Right now for each reply in a post I'm trapping:
author (name, but not ID)
title
message
post num
parent num

Still need to get:
author id
time stamp

>but all of that is way easier said than done.

True

>this is crazy, though.

Thanks

>onliest thing you could do is link back (from your parsed out
>copies of ?uest's replies) to the original poast so that, if
>they wanted, folks could hop over there to add they lulz and
>whatnot. but that's really not necessary.

I'd need to trap the post id and thread id for that I think. Probably not that hard. It looks like people are actually using this shit.
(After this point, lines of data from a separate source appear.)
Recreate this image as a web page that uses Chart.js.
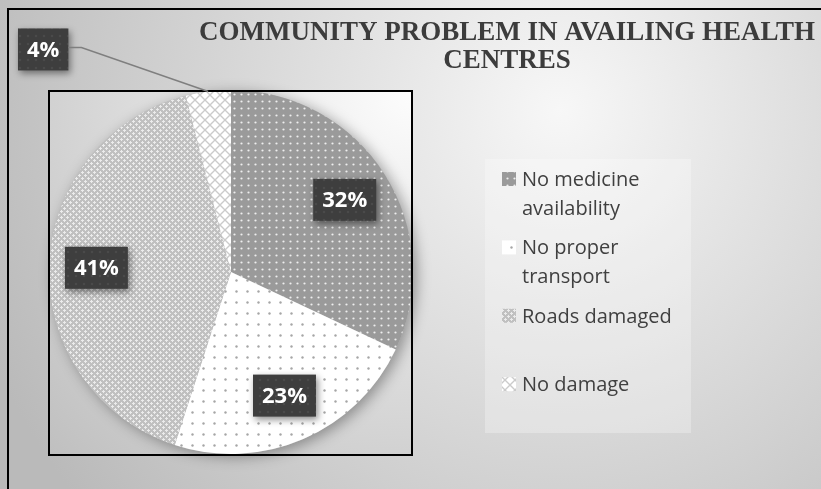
<!DOCTYPE html>
<html>
<head>
<meta charset="utf-8">
<title>Community problem in availing health centres</title>
<script src="https://cdn.jsdelivr.net/npm/chart.js@4.4.1/dist/chart.umd.min.js"></script>
<style>
  html, body { margin: 0; padding: 0; background: #d0d0d0; }
  canvas { display: block; }
</style>
</head>
<body>
<canvas id="chart" width="821" height="489"></canvas>
<script>
// answers of the community, share in percent
const categories = ['No medicine availability', 'No proper transport', 'Roads damaged', 'No damage'];
const shares = [32, 23, 41, 4];
const titleLines = ['COMMUNITY PROBLEM IN AVAILING HEALTH', 'CENTRES'];

// small tiles used to fill the slices
function makePattern(w, h, paint) {
  const c = document.createElement('canvas');
  c.width = w;
  c.height = h;
  const g = c.getContext('2d');
  paint(g, w, h);
  return g.createPattern(c, 'repeat');
}

const dotsOnGrey = makePattern(7, 7, (g) => {
  g.fillStyle = '#9a9a9a';
  g.fillRect(0, 0, 7, 7);
  g.fillStyle = '#eeeeee';
  g.beginPath();
  g.arc(3.5, 3.5, 1.1, 0, Math.PI * 2);
  g.fill();
});

const dotsOnWhite = makePattern(11, 11, (g) => {
  g.fillStyle = '#ffffff';
  g.fillRect(0, 0, 11, 11);
  g.fillStyle = '#a6a6a6';
  g.beginPath();
  g.arc(5.5, 5.5, 1.2, 0, Math.PI * 2);
  g.fill();
});

const plusGrid = makePattern(6, 6, (g) => {
  g.fillStyle = '#c0c0c0';
  g.fillRect(0, 0, 6, 6);
  g.fillStyle = '#ebebeb';
  [[1, 1], [4, 4]].forEach(([x, y]) => {
    g.fillRect(x - 1, y, 3, 1);
    g.fillRect(x, y - 1, 1, 3);
  });
});

const lattice = makePattern(10, 10, (g) => {
  g.fillStyle = '#ffffff';
  g.fillRect(0, 0, 10, 10);
  g.strokeStyle = '#cbcbcb';
  g.lineWidth = 1.4;
  g.beginPath();
  g.moveTo(0, 5); g.lineTo(5, 0); g.lineTo(10, 5); g.lineTo(5, 10); g.closePath();
  g.stroke();
});

const boxDots = makePattern(8, 8, (g) => {
  g.fillStyle = '#3e3e3e';
  g.fillRect(0, 0, 8, 8);
  g.fillStyle = '#4a4a4a';
  g.beginPath();
  g.arc(4, 4, 1.3, 0, Math.PI * 2);
  g.fill();
});

const fills = [dotsOnGrey, dotsOnWhite, plusGrid, lattice];

// wrap legend text on words
function wrap(ctx, text, maxW) {
  const words = text.split(' ');
  const lines = [];
  let cur = '';
  words.forEach(w => {
    const t = cur ? cur + ' ' + w : w;
    if (cur && ctx.measureText(t).width > maxW) {
      lines.push(cur);
      cur = w;
    } else {
      cur = t;
    }
  });
  lines.push(cur);
  return lines;
}

function labelBox(ctx, text, cx, cy) {
  ctx.font = 'bold 22px "Open Sans"';
  const w = ctx.measureText(text).width + 18;
  const h = 42;
  ctx.save();
  ctx.shadowColor = 'rgba(0,0,0,0.45)';
  ctx.shadowBlur = 7;
  ctx.shadowOffsetX = 2;
  ctx.shadowOffsetY = 3;
  ctx.fillStyle = boxDots;
  ctx.fillRect(cx - w / 2, cy - h / 2, w, h);
  ctx.restore();
  ctx.fillStyle = '#ffffff';
  ctx.textAlign = 'center';
  ctx.textBaseline = 'middle';
  ctx.fillText(text, cx, cy + 1);
  return { left: cx - w / 2, right: cx + w / 2, top: cy - h / 2, bottom: cy + h / 2 };
}

const decor = {
  id: 'decor',
  beforeDraw(chart) {
    const { ctx, width, height, chartArea: a } = chart;
    ctx.save();
    const bg = ctx.createRadialGradient(560, 110, 0, 560, 110, 620);
    bg.addColorStop(0, '#f7f7f7');
    bg.addColorStop(1, '#bababa');
    ctx.fillStyle = bg;
    ctx.fillRect(0, 0, width, height);

    // lighter plot area
    const inner = ctx.createRadialGradient(a.right, a.top, 0, a.right, a.top, 520);
    inner.addColorStop(0, '#fdfdfd');
    inner.addColorStop(1, '#bfbfbf');
    ctx.fillStyle = inner;
    ctx.fillRect(a.left, a.top, a.width, a.height);

    // outer frame
    ctx.strokeStyle = '#000';
    ctx.lineWidth = 2;
    ctx.strokeRect(8, 9, width + 20, height + 20);

    // title
    ctx.fillStyle = '#3c3c3c';
    ctx.font = 'bold 27px "Liberation Serif"';
    ctx.textAlign = 'center';
    ctx.textBaseline = 'alphabetic';
    titleLines.forEach((t, i) => ctx.fillText(t, 507, 40 + i * 28));

    // legend
    const lx = 485, ly = 159, lw = 206, lh = 274;
    ctx.fillStyle = 'rgba(255,255,255,0.28)';
    ctx.fillRect(lx, ly, lw, lh);
    ctx.font = '20px "Open Sans"';
    ctx.textAlign = 'left';
    categories.forEach((name, i) => {
      const base = 186 + i * 68.4;
      ctx.fillStyle = fills[i];
      ctx.fillRect(502, base - 14, 14, 14);
      ctx.fillStyle = '#404040';
      wrap(ctx, name, 160).forEach((line, j) => ctx.fillText(line, 522, base + j * 29));
    });
    ctx.restore();
  },
  beforeDatasetsDraw(chart) {
    const arc = chart.getDatasetMeta(0).data[0];
    if (!arc) return;
    const { ctx } = chart;
    ctx.save();
    ctx.shadowColor = 'rgba(0,0,0,0.35)';
    ctx.shadowBlur = 14;
    ctx.shadowOffsetX = 4;
    ctx.shadowOffsetY = 3;
    ctx.fillStyle = '#bbbbbb';
    ctx.beginPath();
    ctx.arc(arc.x, arc.y, arc.outerRadius, 0, Math.PI * 2);
    ctx.fill();
    ctx.restore();
  },
  afterDatasetsDraw(chart) {
    const { ctx, chartArea: a } = chart;
    ctx.save();
    ctx.strokeStyle = '#000';
    ctx.lineWidth = 2;
    ctx.strokeRect(a.left, a.top + 1, a.width - 1, a.height);

    chart.getDatasetMeta(0).data.forEach((el, i) => {
      const mid = (el.startAngle + el.endAngle) / 2;
      const r = el.outerRadius;
      const text = shares[i] + '%';
      if (shares[i] >= 10) {
        labelBox(ctx, text, el.x + Math.cos(mid) * r * 0.74, el.y + Math.sin(mid) * r * 0.74);
      } else {
        // small slice: callout outside with a leader line
        const ax = el.x + Math.cos(mid) * r;
        const ay = el.y + Math.sin(mid) * r;
        const b = labelBox(ctx, text, ax - 165, ay - 42);
        const ly = (b.top + b.bottom) / 2 - 2;
        ctx.strokeStyle = '#7f7f7f';
        ctx.lineWidth = 1.5;
        ctx.beginPath();
        ctx.moveTo(b.right, ly);
        ctx.lineTo(b.right + 13, ly);
        ctx.lineTo(ax, ay);
        ctx.stroke();
      }
    });
    ctx.restore();
  }
};

const ctx = document.getElementById('chart').getContext('2d');
const chart = new Chart(ctx, {
  type: 'pie',
  data: {
    labels: categories,
    datasets: [{
      data: shares,
      backgroundColor: fills,
      borderWidth: 0
    }]
  },
  options: {
    responsive: false,
    animation: false,
    layout: { padding: { left: 49, top: 90, right: 408, bottom: 35 } },
    plugins: {
      legend: { display: false },
      title: { display: false },
      tooltip: { enabled: false }
    }
  },
  plugins: [decor]
});
</script>
</body>
</html>
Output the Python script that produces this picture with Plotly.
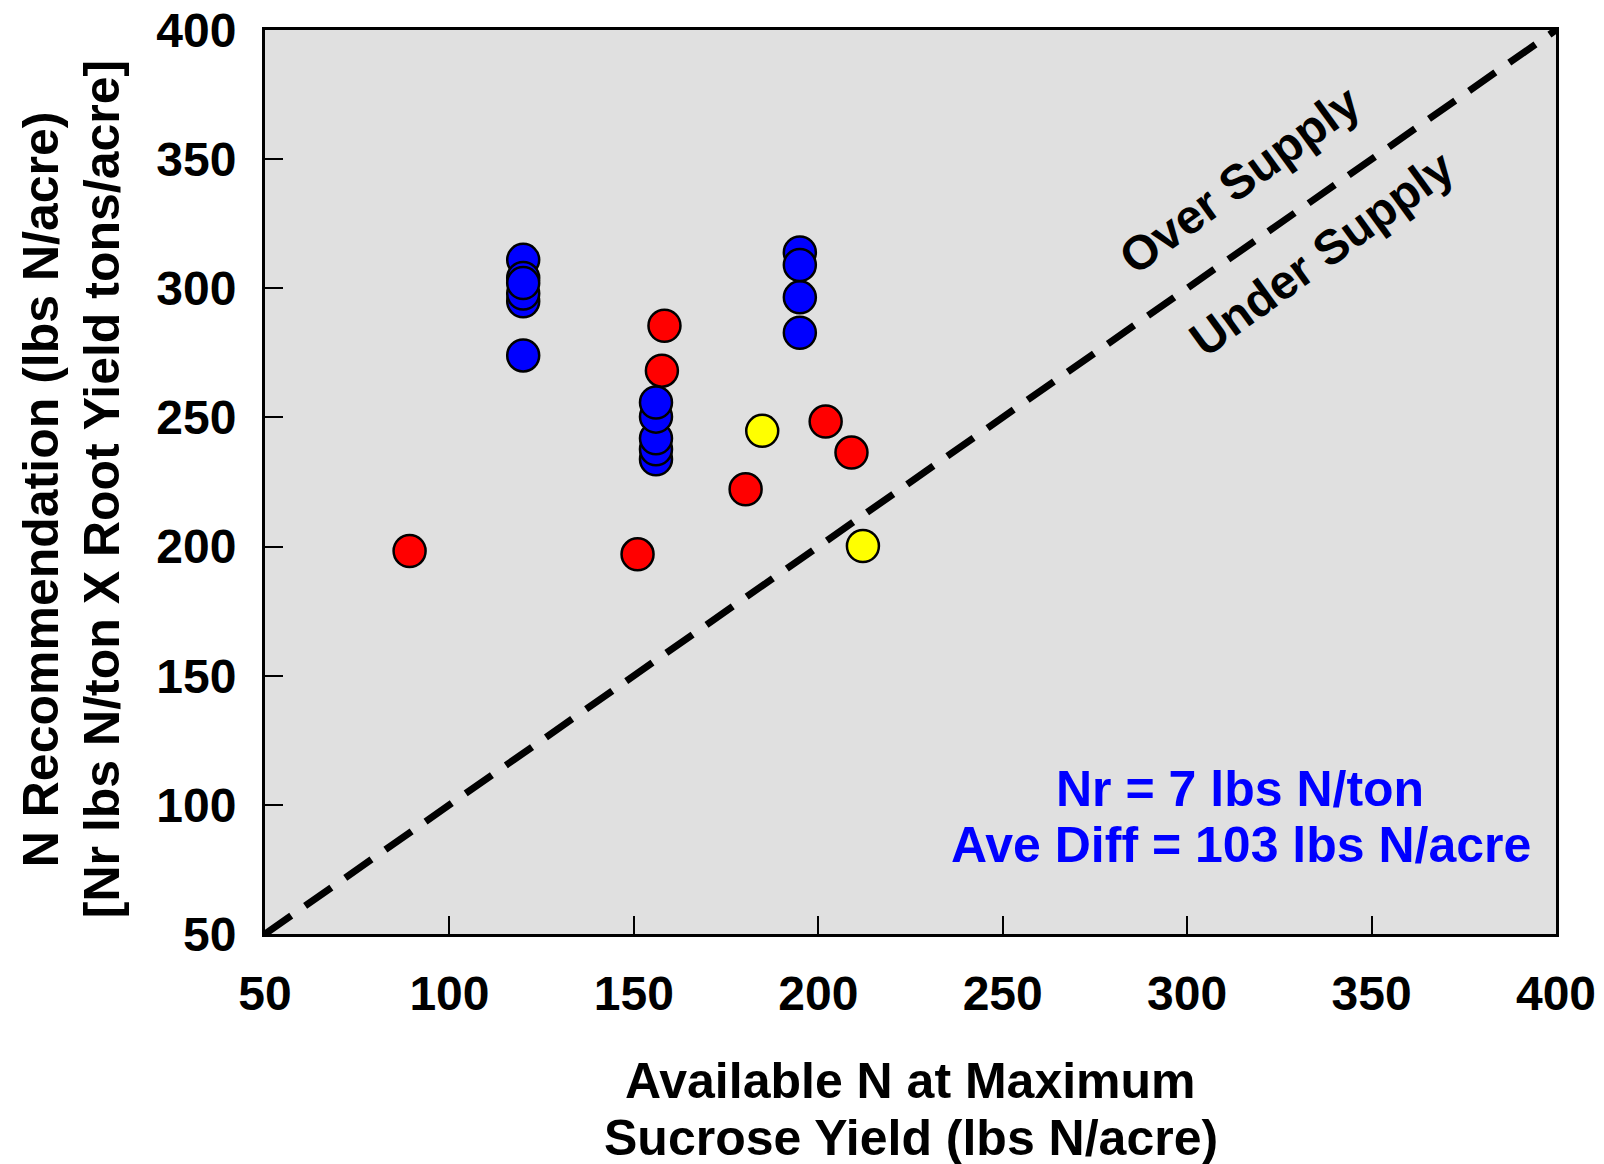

If I see it getting linked to or anything I'll definitely do some upgrades.

>this is a great reader.
>
>the other thing you could do which would be hot would be to
>change the cell shading or text color based upon a timestamp
>date. i imagine you crawl the poast to catch any new updates.
>so that way, someone could look at this page, and see
>something in orange, and know that that's the equivalent of DJ
>CLUE screamin in they ears.

I really thought about a bunch of stuff like this - I wanted to offer different sorting options, so you could sort by recency (post number) or popularity (number of replies) or alphabetically (as it is now).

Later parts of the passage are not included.